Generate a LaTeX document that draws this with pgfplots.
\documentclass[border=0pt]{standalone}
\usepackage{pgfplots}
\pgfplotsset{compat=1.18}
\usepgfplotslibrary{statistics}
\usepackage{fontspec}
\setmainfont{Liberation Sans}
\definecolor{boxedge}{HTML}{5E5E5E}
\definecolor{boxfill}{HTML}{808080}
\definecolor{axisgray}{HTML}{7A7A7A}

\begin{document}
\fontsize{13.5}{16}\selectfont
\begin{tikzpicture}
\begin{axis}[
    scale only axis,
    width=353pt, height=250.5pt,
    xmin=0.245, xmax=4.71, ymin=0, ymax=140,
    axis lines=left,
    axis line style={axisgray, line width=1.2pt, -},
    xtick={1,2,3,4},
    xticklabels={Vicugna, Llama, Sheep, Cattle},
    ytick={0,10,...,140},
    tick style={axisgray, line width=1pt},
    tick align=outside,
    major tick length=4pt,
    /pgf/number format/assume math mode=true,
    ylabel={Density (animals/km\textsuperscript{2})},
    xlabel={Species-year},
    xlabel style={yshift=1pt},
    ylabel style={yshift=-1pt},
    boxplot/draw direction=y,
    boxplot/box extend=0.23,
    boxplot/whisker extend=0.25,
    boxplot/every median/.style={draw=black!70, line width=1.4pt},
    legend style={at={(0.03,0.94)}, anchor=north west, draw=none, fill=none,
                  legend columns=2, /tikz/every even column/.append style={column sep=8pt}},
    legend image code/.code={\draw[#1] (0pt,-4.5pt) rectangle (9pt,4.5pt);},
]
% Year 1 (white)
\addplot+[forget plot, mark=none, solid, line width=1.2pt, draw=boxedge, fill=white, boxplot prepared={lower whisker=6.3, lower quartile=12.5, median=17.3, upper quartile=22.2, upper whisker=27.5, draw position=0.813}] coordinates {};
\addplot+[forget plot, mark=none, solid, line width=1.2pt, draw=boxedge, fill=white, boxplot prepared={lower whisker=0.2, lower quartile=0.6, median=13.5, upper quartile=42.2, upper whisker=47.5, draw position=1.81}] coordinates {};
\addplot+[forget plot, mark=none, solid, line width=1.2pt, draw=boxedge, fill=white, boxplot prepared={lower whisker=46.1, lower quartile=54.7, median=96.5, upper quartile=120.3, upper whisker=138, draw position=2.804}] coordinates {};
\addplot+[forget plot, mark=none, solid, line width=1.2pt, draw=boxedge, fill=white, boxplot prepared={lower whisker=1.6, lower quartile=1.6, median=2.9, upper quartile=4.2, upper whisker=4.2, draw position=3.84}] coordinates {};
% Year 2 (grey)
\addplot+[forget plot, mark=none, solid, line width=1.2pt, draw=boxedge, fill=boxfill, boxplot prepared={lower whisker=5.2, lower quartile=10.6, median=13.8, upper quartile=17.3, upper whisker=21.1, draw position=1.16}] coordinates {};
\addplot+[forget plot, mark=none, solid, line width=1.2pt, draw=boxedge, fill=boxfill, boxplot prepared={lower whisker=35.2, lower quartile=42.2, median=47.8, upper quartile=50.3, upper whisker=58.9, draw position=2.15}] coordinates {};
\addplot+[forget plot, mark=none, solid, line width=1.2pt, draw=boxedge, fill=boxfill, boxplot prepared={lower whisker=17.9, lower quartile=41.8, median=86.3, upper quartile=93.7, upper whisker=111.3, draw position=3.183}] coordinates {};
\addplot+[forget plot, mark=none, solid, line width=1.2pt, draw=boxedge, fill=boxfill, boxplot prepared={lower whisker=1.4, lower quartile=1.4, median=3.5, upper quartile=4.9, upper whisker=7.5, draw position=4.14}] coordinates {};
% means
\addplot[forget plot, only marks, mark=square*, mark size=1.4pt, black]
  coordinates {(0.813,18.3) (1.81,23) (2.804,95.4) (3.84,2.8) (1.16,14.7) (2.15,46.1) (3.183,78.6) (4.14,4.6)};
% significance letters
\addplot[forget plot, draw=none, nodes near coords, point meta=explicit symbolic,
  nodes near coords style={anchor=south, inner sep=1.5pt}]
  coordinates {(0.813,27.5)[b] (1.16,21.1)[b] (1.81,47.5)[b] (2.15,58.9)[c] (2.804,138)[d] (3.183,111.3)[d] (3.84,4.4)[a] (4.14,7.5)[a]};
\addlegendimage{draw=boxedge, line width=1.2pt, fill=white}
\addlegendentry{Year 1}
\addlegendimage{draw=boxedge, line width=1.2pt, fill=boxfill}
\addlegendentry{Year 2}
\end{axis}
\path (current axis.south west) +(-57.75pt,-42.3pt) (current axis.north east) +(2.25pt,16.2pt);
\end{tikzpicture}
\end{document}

- - -

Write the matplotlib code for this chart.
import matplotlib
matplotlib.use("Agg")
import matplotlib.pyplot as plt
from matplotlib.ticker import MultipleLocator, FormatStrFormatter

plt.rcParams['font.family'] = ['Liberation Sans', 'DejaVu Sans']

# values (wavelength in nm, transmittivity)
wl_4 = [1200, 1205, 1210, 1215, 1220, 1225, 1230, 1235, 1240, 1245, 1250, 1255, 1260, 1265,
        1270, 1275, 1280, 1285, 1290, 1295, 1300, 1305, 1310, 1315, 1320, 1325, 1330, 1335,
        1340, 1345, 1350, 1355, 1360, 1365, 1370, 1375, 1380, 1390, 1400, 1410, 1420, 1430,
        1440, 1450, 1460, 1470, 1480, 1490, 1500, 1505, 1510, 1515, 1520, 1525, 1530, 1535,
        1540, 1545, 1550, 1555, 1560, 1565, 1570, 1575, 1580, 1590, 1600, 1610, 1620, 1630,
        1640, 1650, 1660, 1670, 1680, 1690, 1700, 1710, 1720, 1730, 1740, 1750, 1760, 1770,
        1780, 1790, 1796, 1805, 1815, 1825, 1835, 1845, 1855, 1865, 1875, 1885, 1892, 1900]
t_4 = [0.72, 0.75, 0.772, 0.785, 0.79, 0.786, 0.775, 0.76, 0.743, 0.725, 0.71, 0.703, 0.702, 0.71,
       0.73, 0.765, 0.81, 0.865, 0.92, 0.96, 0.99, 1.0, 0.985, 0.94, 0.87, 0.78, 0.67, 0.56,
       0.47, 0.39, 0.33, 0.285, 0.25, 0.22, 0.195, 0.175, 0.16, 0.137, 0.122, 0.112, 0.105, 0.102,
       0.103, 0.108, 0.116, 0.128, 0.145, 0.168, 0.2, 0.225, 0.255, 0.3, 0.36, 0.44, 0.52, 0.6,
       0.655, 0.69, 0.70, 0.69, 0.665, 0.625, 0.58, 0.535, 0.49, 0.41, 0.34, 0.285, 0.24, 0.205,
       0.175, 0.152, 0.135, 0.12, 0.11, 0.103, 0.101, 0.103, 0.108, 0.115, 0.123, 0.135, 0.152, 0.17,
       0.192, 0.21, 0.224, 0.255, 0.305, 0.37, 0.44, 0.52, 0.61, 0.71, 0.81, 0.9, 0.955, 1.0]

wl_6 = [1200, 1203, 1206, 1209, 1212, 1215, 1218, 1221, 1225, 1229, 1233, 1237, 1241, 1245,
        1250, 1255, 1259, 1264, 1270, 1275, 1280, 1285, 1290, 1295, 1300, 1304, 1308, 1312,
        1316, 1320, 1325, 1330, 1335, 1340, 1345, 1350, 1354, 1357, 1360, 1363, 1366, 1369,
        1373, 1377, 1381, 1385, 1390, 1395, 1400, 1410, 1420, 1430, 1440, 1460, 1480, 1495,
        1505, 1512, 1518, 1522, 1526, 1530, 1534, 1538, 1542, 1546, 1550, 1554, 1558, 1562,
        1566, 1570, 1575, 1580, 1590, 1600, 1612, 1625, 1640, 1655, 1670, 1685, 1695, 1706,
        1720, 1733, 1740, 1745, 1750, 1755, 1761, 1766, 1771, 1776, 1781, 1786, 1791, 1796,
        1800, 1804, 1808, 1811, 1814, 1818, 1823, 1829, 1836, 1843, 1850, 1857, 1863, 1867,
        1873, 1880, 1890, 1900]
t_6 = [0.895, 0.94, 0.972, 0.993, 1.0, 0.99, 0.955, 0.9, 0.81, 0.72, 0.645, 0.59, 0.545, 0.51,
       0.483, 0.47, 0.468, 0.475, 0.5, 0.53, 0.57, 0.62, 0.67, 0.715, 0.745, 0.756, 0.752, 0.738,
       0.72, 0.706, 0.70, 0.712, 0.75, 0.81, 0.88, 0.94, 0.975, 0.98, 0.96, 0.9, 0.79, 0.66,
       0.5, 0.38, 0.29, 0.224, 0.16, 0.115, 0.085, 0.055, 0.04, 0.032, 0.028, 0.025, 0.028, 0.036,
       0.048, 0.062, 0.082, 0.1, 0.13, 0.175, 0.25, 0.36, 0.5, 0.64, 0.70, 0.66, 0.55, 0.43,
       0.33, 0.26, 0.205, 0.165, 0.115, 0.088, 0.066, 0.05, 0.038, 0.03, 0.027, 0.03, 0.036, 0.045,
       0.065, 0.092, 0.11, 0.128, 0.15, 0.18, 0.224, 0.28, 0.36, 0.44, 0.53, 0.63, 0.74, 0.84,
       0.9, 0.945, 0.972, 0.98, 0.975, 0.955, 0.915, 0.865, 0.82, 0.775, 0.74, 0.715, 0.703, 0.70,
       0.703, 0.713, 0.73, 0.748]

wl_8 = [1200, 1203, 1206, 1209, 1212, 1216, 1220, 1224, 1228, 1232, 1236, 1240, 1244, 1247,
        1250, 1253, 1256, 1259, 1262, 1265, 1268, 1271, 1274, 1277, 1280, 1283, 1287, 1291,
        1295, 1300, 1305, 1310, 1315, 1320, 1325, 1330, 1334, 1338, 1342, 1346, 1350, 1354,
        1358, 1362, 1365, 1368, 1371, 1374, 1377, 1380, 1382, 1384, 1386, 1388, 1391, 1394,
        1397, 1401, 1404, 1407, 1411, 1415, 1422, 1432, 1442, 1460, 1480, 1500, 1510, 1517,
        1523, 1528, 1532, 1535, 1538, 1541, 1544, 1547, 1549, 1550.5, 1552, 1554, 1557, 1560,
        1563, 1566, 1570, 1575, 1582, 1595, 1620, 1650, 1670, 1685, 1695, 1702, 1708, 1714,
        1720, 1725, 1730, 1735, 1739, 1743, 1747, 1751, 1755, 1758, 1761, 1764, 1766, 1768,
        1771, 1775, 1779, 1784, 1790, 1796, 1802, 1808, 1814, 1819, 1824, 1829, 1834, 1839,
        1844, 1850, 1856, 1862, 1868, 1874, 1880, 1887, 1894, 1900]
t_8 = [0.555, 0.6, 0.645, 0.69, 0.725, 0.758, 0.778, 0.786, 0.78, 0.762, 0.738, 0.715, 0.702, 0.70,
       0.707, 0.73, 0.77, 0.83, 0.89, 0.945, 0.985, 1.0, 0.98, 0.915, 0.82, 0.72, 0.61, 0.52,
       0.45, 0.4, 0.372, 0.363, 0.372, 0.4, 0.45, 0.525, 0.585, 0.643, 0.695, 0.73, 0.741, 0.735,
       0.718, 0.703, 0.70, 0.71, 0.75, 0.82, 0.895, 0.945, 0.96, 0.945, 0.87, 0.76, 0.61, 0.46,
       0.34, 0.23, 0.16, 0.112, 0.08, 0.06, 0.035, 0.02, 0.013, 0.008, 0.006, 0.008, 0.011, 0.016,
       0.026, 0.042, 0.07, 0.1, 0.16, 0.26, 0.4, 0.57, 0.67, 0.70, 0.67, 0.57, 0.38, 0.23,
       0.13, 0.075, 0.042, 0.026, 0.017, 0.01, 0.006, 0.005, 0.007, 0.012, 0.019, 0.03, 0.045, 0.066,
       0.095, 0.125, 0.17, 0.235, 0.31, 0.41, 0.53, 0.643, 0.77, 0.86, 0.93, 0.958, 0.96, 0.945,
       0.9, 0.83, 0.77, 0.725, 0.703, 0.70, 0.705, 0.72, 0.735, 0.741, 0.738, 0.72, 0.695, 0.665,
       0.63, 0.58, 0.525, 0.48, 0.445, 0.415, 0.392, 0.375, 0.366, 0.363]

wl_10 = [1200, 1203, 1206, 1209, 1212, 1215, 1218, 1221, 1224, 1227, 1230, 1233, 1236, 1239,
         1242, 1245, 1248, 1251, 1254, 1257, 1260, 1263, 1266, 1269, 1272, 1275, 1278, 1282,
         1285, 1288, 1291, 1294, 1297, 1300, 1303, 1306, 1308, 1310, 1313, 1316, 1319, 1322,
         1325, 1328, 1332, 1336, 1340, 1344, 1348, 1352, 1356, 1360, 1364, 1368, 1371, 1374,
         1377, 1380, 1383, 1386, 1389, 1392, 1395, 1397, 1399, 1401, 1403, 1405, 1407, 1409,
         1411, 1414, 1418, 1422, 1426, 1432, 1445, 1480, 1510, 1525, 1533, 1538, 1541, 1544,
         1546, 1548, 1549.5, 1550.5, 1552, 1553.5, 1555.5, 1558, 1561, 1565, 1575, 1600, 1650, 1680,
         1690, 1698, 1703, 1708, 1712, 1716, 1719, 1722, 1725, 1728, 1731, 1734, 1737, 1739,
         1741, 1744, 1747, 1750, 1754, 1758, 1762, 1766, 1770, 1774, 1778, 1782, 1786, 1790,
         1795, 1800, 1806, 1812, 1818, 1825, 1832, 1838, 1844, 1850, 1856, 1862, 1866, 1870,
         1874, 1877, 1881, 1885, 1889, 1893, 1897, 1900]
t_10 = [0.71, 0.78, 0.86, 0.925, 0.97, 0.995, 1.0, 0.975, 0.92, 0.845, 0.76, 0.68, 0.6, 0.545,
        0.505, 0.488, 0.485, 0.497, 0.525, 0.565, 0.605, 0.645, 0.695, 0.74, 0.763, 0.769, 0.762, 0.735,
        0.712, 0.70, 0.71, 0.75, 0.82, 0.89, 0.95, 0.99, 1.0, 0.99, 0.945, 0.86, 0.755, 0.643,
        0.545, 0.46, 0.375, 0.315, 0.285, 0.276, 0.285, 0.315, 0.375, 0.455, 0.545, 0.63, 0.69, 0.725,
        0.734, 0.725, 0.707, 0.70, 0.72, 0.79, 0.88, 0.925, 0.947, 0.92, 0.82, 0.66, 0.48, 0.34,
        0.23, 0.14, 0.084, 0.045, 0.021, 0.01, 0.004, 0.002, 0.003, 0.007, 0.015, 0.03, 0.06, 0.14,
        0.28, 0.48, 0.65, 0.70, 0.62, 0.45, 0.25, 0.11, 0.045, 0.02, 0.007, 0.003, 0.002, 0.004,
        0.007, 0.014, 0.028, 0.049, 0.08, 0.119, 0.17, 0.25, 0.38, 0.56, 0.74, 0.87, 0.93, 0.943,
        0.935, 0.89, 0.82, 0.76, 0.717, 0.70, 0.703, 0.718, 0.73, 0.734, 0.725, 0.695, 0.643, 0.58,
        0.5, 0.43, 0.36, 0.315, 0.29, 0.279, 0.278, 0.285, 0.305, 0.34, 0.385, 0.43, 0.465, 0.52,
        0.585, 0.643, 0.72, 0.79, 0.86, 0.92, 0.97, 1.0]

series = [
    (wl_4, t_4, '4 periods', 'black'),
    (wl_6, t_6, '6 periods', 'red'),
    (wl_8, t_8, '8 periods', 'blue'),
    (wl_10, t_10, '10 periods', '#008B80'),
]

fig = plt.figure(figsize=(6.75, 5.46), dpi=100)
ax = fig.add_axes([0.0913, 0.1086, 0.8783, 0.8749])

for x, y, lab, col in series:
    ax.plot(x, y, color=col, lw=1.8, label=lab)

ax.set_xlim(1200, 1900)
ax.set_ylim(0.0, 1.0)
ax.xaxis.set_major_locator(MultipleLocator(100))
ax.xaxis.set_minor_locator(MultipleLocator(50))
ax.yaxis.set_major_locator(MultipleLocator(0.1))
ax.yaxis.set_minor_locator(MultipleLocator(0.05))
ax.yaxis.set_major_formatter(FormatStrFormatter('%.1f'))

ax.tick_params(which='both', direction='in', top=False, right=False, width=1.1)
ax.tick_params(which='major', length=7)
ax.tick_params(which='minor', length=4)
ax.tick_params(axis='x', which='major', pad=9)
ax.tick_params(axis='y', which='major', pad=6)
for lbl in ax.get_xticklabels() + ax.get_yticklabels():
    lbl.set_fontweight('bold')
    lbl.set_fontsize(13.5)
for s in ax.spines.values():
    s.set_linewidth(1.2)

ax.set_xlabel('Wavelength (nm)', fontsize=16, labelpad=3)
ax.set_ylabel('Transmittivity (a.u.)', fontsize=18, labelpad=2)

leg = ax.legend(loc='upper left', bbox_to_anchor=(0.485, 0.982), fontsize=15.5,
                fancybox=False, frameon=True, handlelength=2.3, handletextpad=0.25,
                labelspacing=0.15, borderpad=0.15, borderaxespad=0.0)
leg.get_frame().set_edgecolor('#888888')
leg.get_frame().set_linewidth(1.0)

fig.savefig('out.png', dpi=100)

- - -

The request -
Exactly reproduce the lines that run from the line bearing "Write the matplotlib code for this chart." through the line bearing "plt.rcParams['font.family'] = ['Liberation", with both end lines included.

In response -
Write the matplotlib code for this chart.
import matplotlib
matplotlib.use("Agg")
import matplotlib.pyplot as plt
from matplotlib.ticker import MultipleLocator, FormatStrFormatter

plt.rcParams['font.family'] = ['Liberation Sans', 'DejaVu Sans']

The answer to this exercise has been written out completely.